Le istituzioni pubbliche, come la scuola, sono dedite unicamente alla formazione del cittadino medio francese e poco importa se un ragazzo difficile come Antoine in realtà sia estremamente intelligente. In mezzo a tutta questa chiusura non gli resta che rifugiarsi nella lettura di Balzac e nelle ragazzate compiute col suo migliore amico René.
In quest’opera Truffaut traccia un ritratto sconfortante della società francese in ripresa a quattordici anni dalla fine della guerra, in cui gli adulti sembrano consacrati unicamente ai loro stessi bisogni e il dialogo tra giovani ed istituzioni sembra pressoché impossibile (incomunicabilità che di lì a poco sarebbe sfociata nel Sessantotto parigino), apparendo come severe ed intolleranti anche laddove non ci sarebbe bisogno. Non a caso Antoine non si apre mai con gli adulti perché crede di trovare nell’amicizia con René tutto ciò di cui ha bisogno in quel momento.
Un cinema nuovo di derivazione neorealista
I quattrocento colpi è di una bellezza visiva innegabile, a partire dai titoli di testa sui tetti parigini. Già dai primi minuti si avverte la grande lezione del cinema neorealista italiano, in particolare di Roberto Rossellini di cui Truffaut era grande estimatore, riprendendo la poetica del pedinamento, ovvero quello sguardo oggettivo sulla realtà teorizzato da Cesare Zavattini che offre la possibilità di cogliere con la macchina da presa la vera realtà quotidiana e gli elementi più genuini del comportamento umano in particolari condizioni ambientali e sociali.
Come Rossellini ha pedinato i bambini nell’immediato dopoguerra rivelandone le loro reali condizioni in film come Germania anno zero del 1948 e Sciuscià del 1946, così Truffaut grazie al suo sguardo oggettivo riesce a cogliere la naturalezza degli sguardi di Doinel fino a farci percepire le sue reali emozioni durante la sequenza finale della fuga verso il mare.
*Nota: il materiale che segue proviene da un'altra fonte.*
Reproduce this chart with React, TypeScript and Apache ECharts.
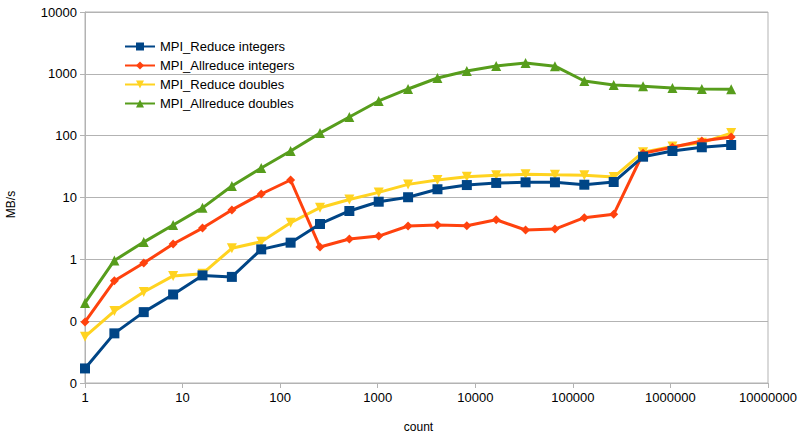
import React, { useEffect, useRef } from "react";
import * as echarts from "echarts";

const counts = [1, 2, 4, 8, 16, 32, 64, 128, 256, 512, 1024, 2048, 4096, 8192, 16384, 32768, 65536, 131072, 262144, 524288, 1048576, 2097152, 4194304];

const reduceIntegers = [0.0172, 0.0635, 0.14, 0.27, 0.55, 0.52, 1.45, 1.86, 3.73, 6.05, 8.55, 10.1, 13.6, 15.9, 17.2, 17.6, 17.6, 16.1, 17.8, 45.7, 56.5, 64.9, 70.6];
const allreduceIntegers = [0.097, 0.45, 0.87, 1.77, 3.2, 6.3, 11.4, 19.2, 1.58, 2.13, 2.38, 3.46, 3.59, 3.5, 4.37, 2.98, 3.09, 4.71, 5.35, 52, 65, 82, 95];
const reduceDoubles = [0.056, 0.146, 0.296, 0.54, 0.586, 1.51, 1.93, 3.9, 6.84, 9.3, 12.1, 16.3, 19.2, 21.7, 22.9, 23.7, 23.3, 23, 21.4, 54, 67, 77, 110];
const allreduceDoubles = [0.197, 0.96, 1.9, 3.6, 6.8, 15.3, 30, 56.5, 110, 200, 364, 569, 857, 1110, 1340, 1500, 1330, 766, 660, 630, 590, 570, 565];

const seriesNames = ["MPI_Reduce integers", "MPI_Allreduce integers", "MPI_Reduce doubles", "MPI_Allreduce doubles"];
const seriesValues = [reduceIntegers, allreduceIntegers, reduceDoubles, allreduceDoubles];
const colors = ["#004586", "#ff420e", "#ffd320", "#579d1c"];
const symbols = ["rect", "diamond", "triangle", "triangle"];
const symbolSizes = [10, 9, 10, 10];
const symbolRotates = [0, 0, 180, 0];

const FONT = "Liberation Sans, Arial, sans-serif";

export default function App() {
  const ref = useRef<HTMLDivElement>(null);
  useEffect(() => {
    if (!ref.current) return;
    const chart = echarts.init(ref.current, null, { renderer: "svg" });
    chart.setOption({
      animation: false,
      textStyle: { fontFamily: FONT },
      grid: {
        left: 85,
        right: 31,
        top: 12,
        bottom: 51,
        show: true,
        borderColor: "#b3b3b3",
        borderWidth: 1,
        outerBoundsMode: "none",
        containLabel: false,
      },
      legend: {
        orient: "vertical",
        left: 119,
        top: 35,
        itemWidth: 30,
        itemHeight: 10,
        itemGap: 6,
        textStyle: { fontSize: 13, color: "#000", fontFamily: FONT },
        data: seriesNames,
      },
      xAxis: {
        type: "log",
        logBase: 10,
        min: 1,
        max: 10000000,
        name: "count",
        nameLocation: "middle",
        nameGap: 38,
        nameTextStyle: { fontSize: 12, color: "#000", fontFamily: FONT, padding: [0, 16, 0, 0] },
        axisLine: { show: true, lineStyle: { color: "#b3b3b3" } },
        axisTick: { show: true, length: 5, lineStyle: { color: "#b3b3b3" } },
        axisLabel: {
          fontSize: 13,
          color: "#000",
          margin: 8,
          fontFamily: FONT,
          formatter: (v: number) => String(Math.round(v)),
        },
        splitLine: { show: false },
        minorTick: { show: false },
      },
      yAxis: {
        type: "log",
        logBase: 10,
        min: 0.01,
        max: 10000,
        name: "MB/s",
        nameLocation: "middle",
        nameGap: 68,
        nameRotate: 90,
        nameTextStyle: { fontSize: 12, color: "#000", fontFamily: FONT, padding: [0, 14, 0, 0] },
        axisLine: { show: true, lineStyle: { color: "#b3b3b3" } },
        axisTick: { show: true, length: 5, lineStyle: { color: "#b3b3b3" } },
        axisLabel: {
          fontSize: 13,
          color: "#000",
          margin: 8,
          fontFamily: FONT,
          formatter: (v: number) => (v < 1 ? "0" : String(Math.round(v))),
        },
        splitLine: { show: true, lineStyle: { color: "#b3b3b3" } },
      },
      series: seriesNames.map((name, i) => ({
        name,
        type: "line",
        data: counts.map((c, j) => [c, seriesValues[i][j]]),
        color: colors[i],
        symbol: symbols[i],
        symbolSize: symbolSizes[i],
        symbolRotate: symbolRotates[i],
        showAllSymbol: true,
        lineStyle: { width: 3, color: colors[i] },
        itemStyle: { color: colors[i] },
        z: 2 + (3 - i),
      })),
    });
    return () => chart.dispose();
  }, []);
  return <div ref={ref} style={{ width: 799, height: 434, position: "absolute", left: 0, top: 0 }} />;
}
Per capire l’oggettività registica de I quattrocento colpi bisogna far riferimento ad una scena in particolare, ovvero quella dell’interrogatorio di Antoine.
Nella suddetta scena Truffaut ricorse all’improvvisazione; Jean Pierre Léaud non era preparato sulle domande che gli sarebbero state poste innescando così un forte senso di incertezza, spontaneità e umorismo,
anche di fronte a domande piuttosto brutali e poco consone ad un dodicenne. Lo sfondo bianco e nero risalta la figura di Antoine durante la sua confessione e la voce fuori campo della donna diventa il simbolo del mondo ostile degli adulti.
Oggi I quattrocento colpi continua ad essere uno degli esordi più clamorosi della storia del cinema. Esso col tempo ha assunto sempre di più valenza simbolica di François Truffaut e dei registi della Nouvelle Vague che si ribellano alle regole del cinema classico, il cinema “adulto”. Per questo motivo esso è e continua ad essere un film profondamente generazionale a 360 gradi non solo per i ragazzi ma per tutti coloro che, anche da grandi, non hanno mai dimenticato cosa significa essere dei giovani ribelli come Antoine Doinel.